== PROVIDED DATA ==
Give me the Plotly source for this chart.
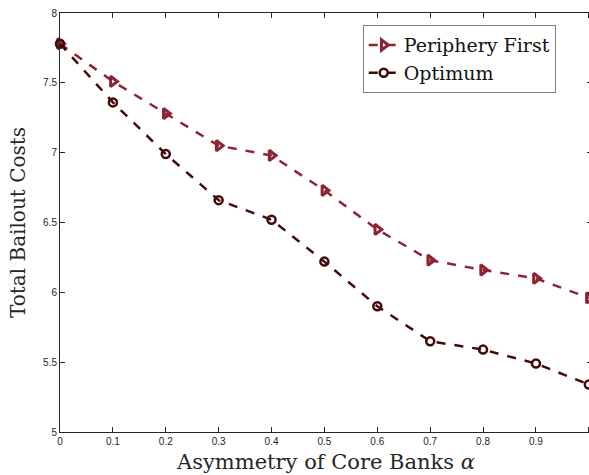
import plotly.graph_objects as go

alpha = [0, 0.1, 0.2, 0.3, 0.4, 0.5, 0.6, 0.7, 0.8, 0.9, 1.0]
periphery_first = [7.78, 7.51, 7.28, 7.05, 6.98, 6.73, 6.45, 6.23, 6.16, 6.10, 5.96]
optimum = [7.78, 7.36, 6.99, 6.66, 6.52, 6.22, 5.90, 5.65, 5.59, 5.49, 5.34]
x_ticks = [0, 0.1, 0.2, 0.3, 0.4, 0.5, 0.6, 0.7, 0.8, 0.9, 1]
x_tick_text = ["0", "0.1", "0.2", "0.3", "0.4", "0.5", "0.6", "0.7", "0.8", "0.9", "1"]
y_ticks = [5, 5.5, 6, 6.5, 7, 7.5, 8]
y_tick_text = ["5", "5.5", "6", "6.5", "7", "7.5", "8"]

c_pf = "#8E2433"
c_opt = "#430808"

fig = go.Figure()
fig.add_trace(go.Scatter(
    x=alpha, y=periphery_first, name="Periphery First", mode="lines+markers",
    line=dict(color=c_pf, width=2.5, dash="dash"),
    marker=dict(symbol="triangle-right-open", size=9, color=c_pf, line=dict(width=3, color=c_pf)),
    cliponaxis=False,
))
fig.add_trace(go.Scatter(
    x=alpha, y=optimum, name="Optimum", mode="lines+markers",
    line=dict(color=c_opt, width=2.5, dash="dash"),
    marker=dict(symbol="circle-open", size=8, color=c_opt, line=dict(width=2.5, color=c_opt)),
    cliponaxis=False,
))

axis_common = dict(
    showgrid=False, zeroline=False, showline=True, linecolor="#262626", linewidth=1,
    mirror="ticks", ticks="inside", ticklen=5, tickcolor="#262626", automargin=False,
    tickfont=dict(family="Liberation Sans, Arial, sans-serif", size=10, color="#262626"),
)

fig.update_layout(
    width=592, height=475,
    margin=dict(l=60, r=0, t=13, b=43),
    paper_bgcolor="white", plot_bgcolor="white",
    xaxis=dict(range=[0, 1.006], tickvals=x_ticks, ticktext=x_tick_text,
               title=dict(text="Asymmetry of Core Banks <i>α</i>", standoff=8,
                          font=dict(family="DejaVu Serif, serif", size=21, color="#262626")),
               **axis_common),
    yaxis=dict(range=[5, 8], tickvals=y_ticks, ticktext=y_tick_text,
               title=dict(text="Total Bailout Costs", standoff=12,
                          font=dict(family="DejaVu Serif, serif", size=20, color="#262626")),
               **axis_common),
    legend=dict(x=0.569, y=0.971, xanchor="left", yanchor="top",
                bgcolor="white", bordercolor="#7f7f7f", borderwidth=1,
                font=dict(family="DejaVu Serif, serif", size=19, color="#111111"),
                tracegroupgap=0, itemwidth=30),
    showlegend=True,
)

fig.write_html("out.html", config={"displayModeBar": False},
               post_script="document.body.style.margin='0px';document.body.style.overflow='hidden';")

== EXERCISE ==
From the listing, extract all text exactly as given and drop any picture.

== REPLY ==
Give me the Plotly source for this chart.
import plotly.graph_objects as go

alpha = [0, 0.1, 0.2, 0.3, 0.4, 0.5, 0.6, 0.7, 0.8, 0.9, 1.0]
periphery_first = [7.78, 7.51, 7.28, 7.05, 6.98, 6.73, 6.45, 6.23, 6.16, 6.10, 5.96]
optimum = [7.78, 7.36, 6.99, 6.66, 6.52, 6.22, 5.90, 5.65, 5.59, 5.49, 5.34]
x_ticks = [0, 0.1, 0.2, 0.3, 0.4, 0.5, 0.6, 0.7, 0.8, 0.9, 1]
x_tick_text = ["0", "0.1", "0.2", "0.3", "0.4", "0.5", "0.6", "0.7", "0.8", "0.9", "1"]
y_ticks = [5, 5.5, 6, 6.5, 7, 7.5, 8]
y_tick_text = ["5", "5.5", "6", "6.5", "7", "7.5", "8"]

c_pf = "#8E2433"
c_opt = "#430808"

fig = go.Figure()
fig.add_trace(go.Scatter(
    x=alpha, y=periphery_first, name="Periphery First", mode="lines+markers",
    line=dict(color=c_pf, width=2.5, dash="dash"),
    marker=dict(symbol="triangle-right-open", size=9, color=c_pf, line=dict(width=3, color=c_pf)),
    cliponaxis=False,
))
fig.add_trace(go.Scatter(
    x=alpha, y=optimum, name="Optimum", mode="lines+markers",
    line=dict(color=c_opt, width=2.5, dash="dash"),
    marker=dict(symbol="circle-open", size=8, color=c_opt, line=dict(width=2.5, color=c_opt)),
    cliponaxis=False,
))

axis_common = dict(
    showgrid=False, zeroline=False, showline=True, linecolor="#262626", linewidth=1,
    mirror="ticks", ticks="inside", ticklen=5, tickcolor="#262626", automargin=False,
    tickfont=dict(family="Liberation Sans, Arial, sans-serif", size=10, color="#262626"),
)

fig.update_layout(
    width=592, height=475,
    margin=dict(l=60, r=0, t=13, b=43),
    paper_bgcolor="white", plot_bgcolor="white",
    xaxis=dict(range=[0, 1.006], tickvals=x_ticks, ticktext=x_tick_text,
               title=dict(text="Asymmetry of Core Banks <i>α</i>", standoff=8,
                          font=dict(family="DejaVu Serif, serif", size=21, color="#262626")),
               **axis_common),
    yaxis=dict(range=[5, 8], tickvals=y_ticks, ticktext=y_tick_text,
               title=dict(text="Total Bailout Costs", standoff=12,
                          font=dict(family="DejaVu Serif, serif", size=20, color="#262626")),
               **axis_common),
    legend=dict(x=0.569, y=0.971, xanchor="left", yanchor="top",
                bgcolor="white", bordercolor="#7f7f7f", borderwidth=1,
                font=dict(family="DejaVu Serif, serif", size=19, color="#111111"),
                tracegroupgap=0, itemwidth=30),
    showlegend=True,
)

fig.write_html("out.html", config={"displayModeBar": False},
               post_script="document.body.style.margin='0px';document.body.style.overflow='hidden';")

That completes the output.